Find the libcurl.so.4
file used by your current installation of curl. For me, this file is located at /usr/lib/x86_64-linux-gnu/libcurl.so.4
Now comes the sketchy part: replace libcurl.so.4
with libcurl-impersonate-ff.so
. You can do this in the following way:
sudo rm /usr/lib/x86_64-linux-gnu/libcurl.so.4
sudo cp /usr/local/lib/libcurl-impersonate-ff.so /usr/lib/x86_64-linux-gnu/libcurl.so.4
Make sure to restart your webserver and/or PHP daemon, otherwise it will keep using the old library. You should now be able to bypass Cloudflare's shitty checks!!
Robots.txt
Make sure you configure this right to optimize your search engine presence! Head over to /robots.txt
and change the 4get.ca domain to your own domain.
Server listing
To be listed on https://4get.ca/instances , you must contact any of the people in the server list and ask them to add you to their list of instances in their configuration.

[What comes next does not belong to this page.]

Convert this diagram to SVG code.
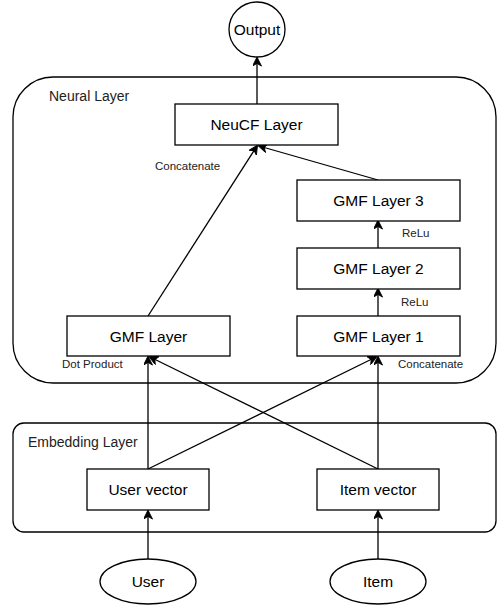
<svg xmlns="http://www.w3.org/2000/svg" width="497" height="606" viewBox="0 0 497 606">
<defs>
<marker id="arr" viewBox="0 0 10 10" refX="9" refY="5" markerWidth="10" markerHeight="9" markerUnits="userSpaceOnUse" orient="auto">
<path d="M0,0 L10,5 L0,10 L3,5 Z" fill="#000" stroke="#000" stroke-width="1"/>
</marker>
</defs>
<style>
.box{fill:#fff;stroke:#000;stroke-width:1.3}
.cont{fill:none;stroke:#000;stroke-width:1.3}
.t{font-family:"Liberation Sans",Arial,sans-serif;font-size:15.5px;fill:#000;text-anchor:middle;dominant-baseline:central}
.lbl{font-family:"Liberation Sans",Arial,sans-serif;font-size:14px;fill:#222}
.el{font-family:"Liberation Sans",Arial,sans-serif;font-size:11.5px;fill:#222}
.e{fill:none;stroke:#000;stroke-width:1.3;marker-end:url(#arr)}
</style>
<rect width="497" height="606" fill="#fff"/>
<g id="neural-layer">
<rect class="cont" x="13" y="77" width="483" height="306" rx="40" ry="40"/>
<text class="lbl" x="49" y="101">Neural Layer</text>
</g>
<g id="embedding-layer">
<rect class="cont" x="13" y="423" width="483" height="109" rx="11" ry="11"/>
<text class="lbl" x="28" y="447">Embedding Layer</text>
</g>
<g id="edges">
<line class="e" x1="257" y1="104" x2="257" y2="58"/>
<line class="e" x1="148" y1="316" x2="257" y2="146"/>
<line class="e" x1="378" y1="180" x2="259" y2="146"/>
<line class="e" x1="378" y1="248" x2="378" y2="221"/>
<line class="e" x1="378" y1="316" x2="378" y2="289"/>
<line class="e" x1="148" y1="469" x2="148" y2="357"/>
<line class="e" x1="148" y1="469" x2="376" y2="357"/>
<line class="e" x1="378" y1="469" x2="150" y2="357"/>
<line class="e" x1="378" y1="469" x2="378" y2="357"/>
<line class="e" x1="148" y1="559" x2="148" y2="511"/>
<line class="e" x1="378" y1="559" x2="378" y2="511"/>
<text class="el" x="155" y="170">Concatenate</text>
<text class="el" x="402" y="237">ReLu</text>
<text class="el" x="401" y="306">ReLu</text>
<text class="el" x="62" y="368">Dot Product</text>
<text class="el" x="398" y="368">Concatenate</text>
</g>
<g id="output">
<ellipse class="box" cx="257" cy="29.5" rx="28" ry="27.5"/>
<text class="t" x="257" y="29.5">Output</text>
</g>
<g id="neucf">
<rect class="box" x="175" y="104" width="163" height="41"/>
<text class="t" x="256.5" y="124.5">NeuCF Layer</text>
</g>
<g id="gmf3">
<rect class="box" x="297" y="180" width="163" height="41"/>
<text class="t" x="378.5" y="200.5">GMF Layer 3</text>
</g>
<g id="gmf2">
<rect class="box" x="297" y="248" width="163" height="41"/>
<text class="t" x="378.5" y="268.5">GMF Layer 2</text>
</g>
<g id="gmf1">
<rect class="box" x="297" y="316" width="163" height="40"/>
<text class="t" x="378.5" y="336">GMF Layer 1</text>
</g>
<g id="gmf">
<rect class="box" x="67" y="316" width="163" height="40"/>
<text class="t" x="148.5" y="336">GMF Layer</text>
</g>
<g id="user-vector">
<rect class="box" x="87" y="469" width="122" height="41"/>
<text class="t" x="148" y="489.5">User vector</text>
</g>
<g id="item-vector">
<rect class="box" x="317" y="469" width="122" height="41"/>
<text class="t" x="378" y="489.5">Item vector</text>
</g>
<g id="user">
<ellipse class="box" cx="148" cy="581.5" rx="48" ry="22.5"/>
<text class="t" x="148" y="581.5">User</text>
</g>
<g id="item">
<ellipse class="box" cx="378" cy="581.5" rx="48" ry="22.5"/>
<text class="t" x="378" y="581.5">Item</text>
</g>
</svg>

The instance list is distributed, and I don't have control over it.
If you see spammy entries in your instances list, simply remove the instance from your list that pushes the offending entries.
Proxies
4get supports rotating proxies for scrapers! Configuring one is really easy.
- Head over to the proxies folder. Give it any name you want, like
myproxy
, but make sure it has thetxt
extension. - Add your proxies to the file. Examples:
# format -> <protocol>:<address>:<port>:<username>:<password> # protocol list: # raw_ip, http, https, socks4, socks5, socks4a, socks5_hostname socks5:1.1.1.1:juicy:cloaca00 http:1.3.3.7:: raw_ip::::
- Go to the main configuration file. Then, find which website you want to setup a proxy for.
- Modify the value
false
with"myproxy"
, with quotes included and the semicolon at the end.
Done! The scraper you chose should now be using the rotating proxies. When asking for the next page of results, it will use the same proxy to avoid detection!
Important!
If you ever test out a socks5
proxy locally on your machine and find out it works but doesn't on your server, try supplying the socks5_hostname
protocol instead. Hopefully this tip can save you 3 hours of your life!